12月いっぱいで退職する看護師さんたちが病院中を回って挨拶していた。2名は勧奨退職で定年まで約5年を残してやめる。勤続35年になるそうだ。辞めるといっても何もしないわけではなく、1名は施設に勤務(フルタイムではないらしい)で、1名は当院の外来の手伝いに週2回くらい来るという。内科の外来部門は外来に出ている医師数の割に看護師数が少なく、取り合いになる。他科の外来部門よりも内科系は忙しいので、看護師数がもっと増えてもいいはずだが、均等に配置している。1名はほぼ定年退職で、もう1名は当地域の基幹病院にできる緩和ケア病棟に移ることになった。今日これから内科外来の看護師さんたちの忘年会+送別会がある。

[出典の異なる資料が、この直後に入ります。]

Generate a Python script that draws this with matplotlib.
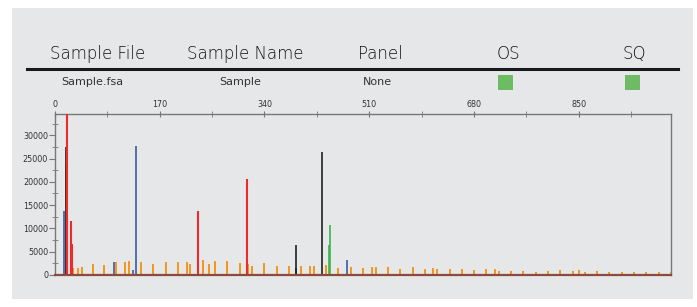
import numpy as np
import matplotlib
matplotlib.use("Agg")
import matplotlib.pyplot as plt
from matplotlib.patches import Rectangle
from matplotlib.ticker import MultipleLocator

# electropherogram peaks (size in bp, height in RFU) per dye colour
blue_x = [15.2, 95.3, 127, 131.6, 474.8]
blue_y = [13740, 2800, 1000, 27700, 3290]

red_x = [19, 25.4, 27, 232.8, 312.4]
red_y = [40000, 11600, 6600, 13670, 20600]

black_x = [17.3, 390.5, 391.9, 433.7]
black_y = [27550, 1500, 6440, 26400]

green_x = [6.5, 445.5, 447]
green_y = [300, 6500, 10670]

orange_x = [18.4, 30, 37, 44.4, 61.7, 80, 99.6, 113.7, 120, 139.7, 159.7, 179.8,
            199.8, 213.9, 219.8, 239.8, 250, 260, 279.9, 300, 314, 320, 340,
            360, 380, 400, 414, 420, 440, 459.6, 480.2, 499.7, 514.3, 520.3,
            540.3, 560.3, 580.4, 600.4, 614, 620, 640.5, 660.5, 680.5, 700,
            714.6, 720.6, 740, 760, 780.7, 800.7, 820, 840.8, 850.5, 860, 880,
            900, 920, 940, 960, 980, 1000]
orange_y = [24000, 1570, 1400, 1700, 2360, 2100, 2860, 2800, 2930, 2800, 2290, 2860,
            2800, 2790, 2300, 3150, 2400, 2930, 2930, 2500, 2300, 1830, 2500,
            1900, 1830, 1900, 1900, 1900, 2150, 1570, 1650, 1400, 1700, 1700,
            1790, 1360, 1650, 1220, 1500, 1360, 1220, 1290, 1070, 1360,
            1360, 930, 930, 930, 640, 930, 1000, 790, 1000, 720, 790,
            720, 720, 720, 720, 720, 720]

x_ticks = [0, 170, 340, 510, 680, 850]

headers = ["Sample File", "Sample Name", "Panel", "OS", "SQ"]
header_px = [98, 245, 380, 508, 634]
row_text = ["Sample.fsa", "Sample", "None"]
row_px = [92, 240, 377]
status_px = [505, 632]

W, H = 697, 307
fig = plt.figure(figsize=(W / 100, H / 100), dpi=100)
fig.patch.set_facecolor("white")

bg = "#e6e7e8"

def fx(px):
    return px / W

def fy(py):
    return 1 - py / H

# grey panel behind everything
bg_ax = fig.add_axes([fx(12), fy(299), 681 / W, 291 / H], zorder=-1)
bg_ax.set_facecolor(bg)
bg_ax.axis("off")
bg_ax.add_patch(Rectangle((0, 0), 1, 1, transform=bg_ax.transAxes,
                          facecolor=bg, edgecolor="none"))

# table header
for t, px in zip(headers, header_px):
    fig.text(fx(px), fy(54), t, ha="center", va="center", fontsize=12,
             color="#111111", fontweight="light")
fig.add_artist(plt.Line2D([fx(27), fx(678)], [fy(69), fy(69)],
                          color="#1a1a1a", lw=2.2, transform=fig.transFigure))
for t, px in zip(row_text, row_px):
    fig.text(fx(px), fy(82), t, ha="center", va="center", fontsize=8,
             color="#333333")
for px in status_px:
    fig.add_artist(Rectangle((fx(px - 7.5), fy(90)), 15 / W, 15 / H,
                             transform=fig.transFigure,
                             facecolor="#6dbb63", edgecolor="none"))

ax = fig.add_axes([fx(55), fy(275), (671 - 55) / W, (275 - 114.3) / H])
ax.set_facecolor(bg)

def peaks(xs, ys, color, lw=1.3):
    ax.vlines(xs, 0, ys, colors=color, lw=lw, zorder=3)

peaks(orange_x, orange_y, "#f7941d", lw=1.4)
peaks(black_x, black_y, "#222222", lw=1.2)
peaks(green_x, green_y, "#3cb44b", lw=1.2)
peaks(blue_x, blue_y, "#3a5aa8", lw=1.2)
peaks(red_x, red_y, "#ee2a2a", lw=1.5)

ax.axhline(0, color="#8a4a3c", lw=1.6, zorder=4, clip_on=False)

ax.set_xlim(0, 1000)
ax.set_ylim(0, 34500)

ax.xaxis.tick_top()
ax.set_xticks(x_ticks)
ax.xaxis.set_minor_locator(MultipleLocator(85))
ax.yaxis.set_major_locator(MultipleLocator(5000))
ax.yaxis.set_minor_locator(MultipleLocator(2500))
ax.tick_params(axis="x", which="both", direction="inout", length=5,
               color="#777777", labelsize=5.8, labelcolor="#333333", pad=1.5)
ax.tick_params(axis="y", which="major", direction="out", length=4,
               color="#777777", labelsize=5.8, labelcolor="#333333", pad=1)
ax.tick_params(axis="y", which="minor", direction="inout", length=4,
               color="#777777")

for s in ["left", "top", "right"]:
    ax.spines[s].set_color("#777777")
    ax.spines[s].set_linewidth(1)
ax.spines["bottom"].set_visible(False)

fig.savefig("out.png", dpi=100, facecolor="white")
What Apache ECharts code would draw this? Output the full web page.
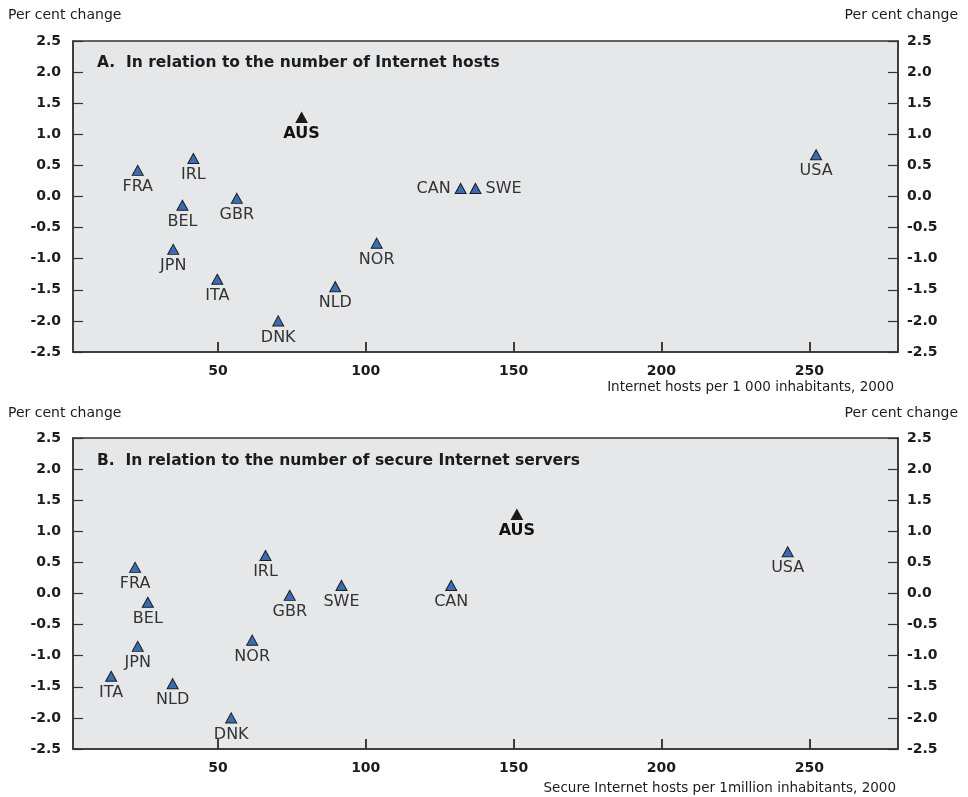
<!DOCTYPE html>
<html>
<head>
<meta charset="utf-8">
<script src="https://cdn.jsdelivr.net/npm/echarts@6/dist/echarts.min.js"></script>
<style>
  html, body { margin: 0; padding: 0; background: #ffffff; }
  #chart { width: 968px; height: 797px; }
</style>
</head>
<body>
<div id="chart"></div>
<script>
// Countries and their per cent change (same for both panels)
const countries = ['AUS', 'BEL', 'CAN', 'DNK', 'FRA', 'GBR', 'IRL', 'ITA', 'JPN', 'NLD', 'NOR', 'SWE', 'USA'];
const perCentChange = [1.27, -0.14, 0.13, -2.0, 0.42, -0.03, 0.61, -1.33, -0.85, -1.45, -0.75, 0.13, 0.67];
// Panel A: Internet hosts per 1 000 inhabitants, 2000
const internetHosts = [78.3, 38.0, 132.1, 70.4, 22.9, 56.4, 41.7, 49.8, 34.9, 89.7, 103.7, 137.1, 252.3];
// Panel B: Secure Internet hosts per 1 million inhabitants, 2000
const secureHosts = [151.1, 26.3, 128.9, 54.5, 22.0, 74.3, 66.1, 13.9, 22.9, 34.7, 61.6, 91.8, 242.7];
// Axis ticks
const xTicks = [50, 100, 150, 200, 250];
const yMin = -2.5;
const yMax = 2.5;
const yTickStep = 0.5;

const FONT = 'DejaVu Sans';
const AXIS_COLOR = '#333333';
const TEXT_COLOR = '#1c1c1c';
const highlight = 'AUS';
// label placement overrides per panel (default is below the marker)
const labelSide = [{ CAN: 'left', SWE: 'right' }, {}];
// inward tick length on the horizontal axis, in y-axis units (~10px)
const xTickLen = 0.16;

function buildPoints(xs, panel) {
  return countries.map((c, i) => {
    const isHi = c === highlight;
    const pos = labelSide[panel][c] || 'bottom';
    return {
      name: c,
      value: [xs[i], perCentChange[i]],
      itemStyle: isHi ? { color: '#1a1a1a', borderColor: '#1a1a1a' } : undefined,
      label: {
        position: pos,
        distance: pos === 'bottom' ? 3 : 4,
        fontWeight: isHi ? 'bold' : 'normal',
        color: isHi ? '#111111' : '#333333'
      }
    };
  });
}

const grids = [
  { left: 73, top: 41, width: 825, height: 311 },
  { left: 73, top: 438, width: 825, height: 311 }
];

const xAxes = [];
const yAxes = [];
grids.forEach((g, i) => {
  xAxes.push({
    type: 'value', gridIndex: i, position: 'bottom', min: 1, max: 280, z: 5,
    axisLine: { show: true, onZero: false, lineStyle: { color: AXIS_COLOR, width: 1.5 } },
    axisTick: { show: true, inside: true, length: 10, customValues: xTicks, lineStyle: { color: AXIS_COLOR, width: 1.5 } },
    axisLabel: { customValues: xTicks, margin: 12, fontFamily: FONT, fontWeight: 'bold', fontSize: 14, color: TEXT_COLOR },
    splitLine: { show: false }
  });
  ['left', 'right'].forEach(side => {
    yAxes.push({
      type: 'value', gridIndex: i, position: side, min: yMin, max: yMax, interval: yTickStep,
      axisLine: { show: true, onZero: false, lineStyle: { color: AXIS_COLOR, width: 1.5 } },
      axisTick: { show: true, inside: true, length: 10, lineStyle: { color: AXIS_COLOR, width: 1.2 } },
      axisLabel: {
        margin: side === 'left' ? 12 : 9,
        fontFamily: FONT, fontWeight: 'bold', fontSize: 14, color: TEXT_COLOR,
        formatter: v => v.toFixed(1)
      },
      splitLine: { show: false }
    });
  });
});

function scatter(xs, panel) {
  return {
    type: 'scatter',
    xAxisIndex: panel, yAxisIndex: panel * 2,
    symbol: 'triangle',
    symbolSize: [11, 10],
    z: 6,
    clip: false,
    itemStyle: { color: '#3a6cb4', borderColor: '#1e1e1e', borderWidth: 1, opacity: 1 },
    label: {
      show: true, formatter: '{b}',
      fontFamily: FONT, fontSize: 16, color: '#333333'
    },
    emphasis: { disabled: true },
    // short inward tick marks standing on the horizontal axis
    markLine: {
      silent: true,
      symbol: ['none', 'none'],
      label: { show: false },
      lineStyle: { color: AXIS_COLOR, width: 1.5, type: 'solid', opacity: 1 },
      data: xTicks.map(v => [{ coord: [v, yMin] }, { coord: [v, yMin + xTickLen] }])
    },
    data: buildPoints(xs, panel)
  };
}

function text(str, opts, style) {
  return Object.assign({
    text: str, padding: 0,
    textStyle: Object.assign({ fontFamily: FONT, fontSize: 14, fontWeight: 'normal', color: TEXT_COLOR, lineHeight: 18 }, style || {})
  }, opts);
}

const panelTitleStyle = { fontSize: 15.5, fontWeight: 'bold', lineHeight: 20 };
const axisNameStyle = { fontSize: 13.5, fontWeight: 'normal', lineHeight: 18 };

const option = {
  animation: false,
  backgroundColor: '#ffffff',
  title: [
    text('Per cent change', { left: 8, top: 6 }),
    text('Per cent change', { right: 10, top: 6 }),
    text('Per cent change', { left: 8, top: 404 }),
    text('Per cent change', { right: 10, top: 404 }),
    text('A.  In relation to the number of Internet hosts', { left: 97, top: 53 }, panelTitleStyle),
    text('B.  In relation to the number of secure Internet servers', { left: 97, top: 451 }, panelTitleStyle),
    text('Internet hosts per 1 000 inhabitants, 2000', { right: 74, top: 378 }, axisNameStyle),
    text('Secure Internet hosts per 1million inhabitants, 2000', { right: 72, top: 779 }, axisNameStyle)
  ],
  grid: grids.map(g => Object.assign({
    show: true, z: 0, backgroundColor: '#e6e7e9', borderColor: AXIS_COLOR, borderWidth: 1.5
  }, g)),
  xAxis: xAxes,
  yAxis: yAxes,
  series: [scatter(internetHosts, 0), scatter(secureHosts, 1)]
};

const chart = echarts.init(document.getElementById('chart'), null, { renderer: 'canvas' });
chart.setOption(option);
</script>
</body>
</html>
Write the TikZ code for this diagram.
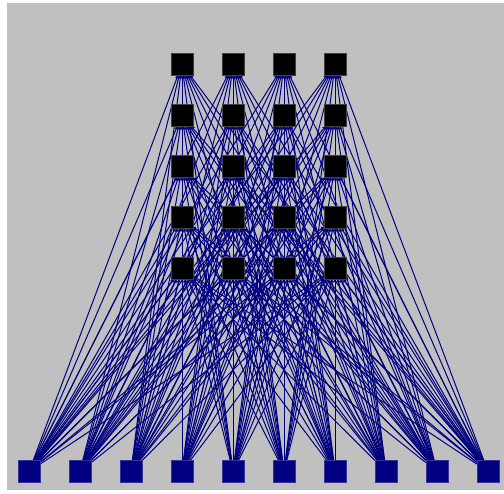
\documentclass[tikz,border=0pt]{standalone}
\usetikzlibrary{arrows.meta}
\pgfdeclarelayer{back}
\pgfdeclarelayer{edges}
\pgfsetlayers{back,edges,main}
\definecolor{bggray}{RGB}{192,192,192}
\definecolor{navyc}{RGB}{0,0,128}
\begin{document}
\begin{tikzpicture}[x=1pt,y=1pt,
  hid/.style={rectangle,fill=black,draw=black!75,line width=0.5pt,minimum width=22pt,minimum height=22pt,inner sep=0pt},
  outn/.style={rectangle,fill=navyc,draw=navyc!80,line width=0.5pt,minimum width=22pt,minimum height=22pt,inner sep=0pt},
  link/.style={draw=navyc,line width=1pt,{Triangle[length=2.5pt,width=4pt]}-}]
\useasboundingbox (0,0) rectangle (504,494);
\begin{pgfonlayer}{back}
\fill[white] (0,0) rectangle (504,494);
\fill[bggray] (7,4) rectangle (504,491);
\end{pgfonlayer}
\foreach \c in {0,...,3}{
  \foreach \r in {0,...,4}{
    \node[hid] (h\c\r) at ({182+51*\c},{494-64.5-51*\r}) {};
  }
}
\foreach \k in {0,...,9}{
  \node[outn] (o\k) at ({29+51*\k},{494-471.5}) {};
}
\begin{pgfonlayer}{edges}
\foreach \c in {0,...,3}{
  \foreach \r in {0,...,4}{
    \foreach \k in {0,...,9}{
      \draw[link] (h\c\r) -- (o\k);
    }
  }
}
\end{pgfonlayer}
\end{tikzpicture}
\end{document}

肺癌の40歳代男性が亡くなった。最期はオピオイド+鎮痛補助薬+NSAIDでコントロールできなくなり、今週初めから鎮静(ドルミカム)を開始しようとした。患者さん本人が嫌がり、奥さんには少し前から鎮静を行う可能性を伝えていたが、やはり嫌がった。結局最期の2日だけ使用した。朝奥さんだけが付き添っている時に心肺停止した。病室で号泣して、患者さんに呼びかける奥さんを見て、他の家族が病院に来るのを待つことにした。娘さんと患者さんの母親が到着した。母親は今姉が来るので、待ってほしいという。姉の到着を待って、母親に確認するとうなずいた。死亡宣告して、しばらく家族で付き添っていてもらって、落ち着いたところで看護師さんに声をかけてもらうことにした。
救急外来を診たり、他の病棟の患者さんを診たりして医局も戻ると、病棟看護師長から、今葬儀社の方が来て帰るところだと電話がきた。霊安室前のドアを開けると少し雪が降っていた。若い癌終末期の患者さんは久しぶりで、病棟の看護師さんたちにとっても特別な患者さんだったようだ。この患者さんのような若い人は、専門の緩和ケア病棟のあるところに紹介したいものだと思った。自宅から遠い大学病院の緩和ケア病棟やがんセンターのホスピスには行きたくない、ぎりぎりまで自宅で過ごしたいという希望があると、市内の患者さんは当院で引き受けるしかないというのが現状だ。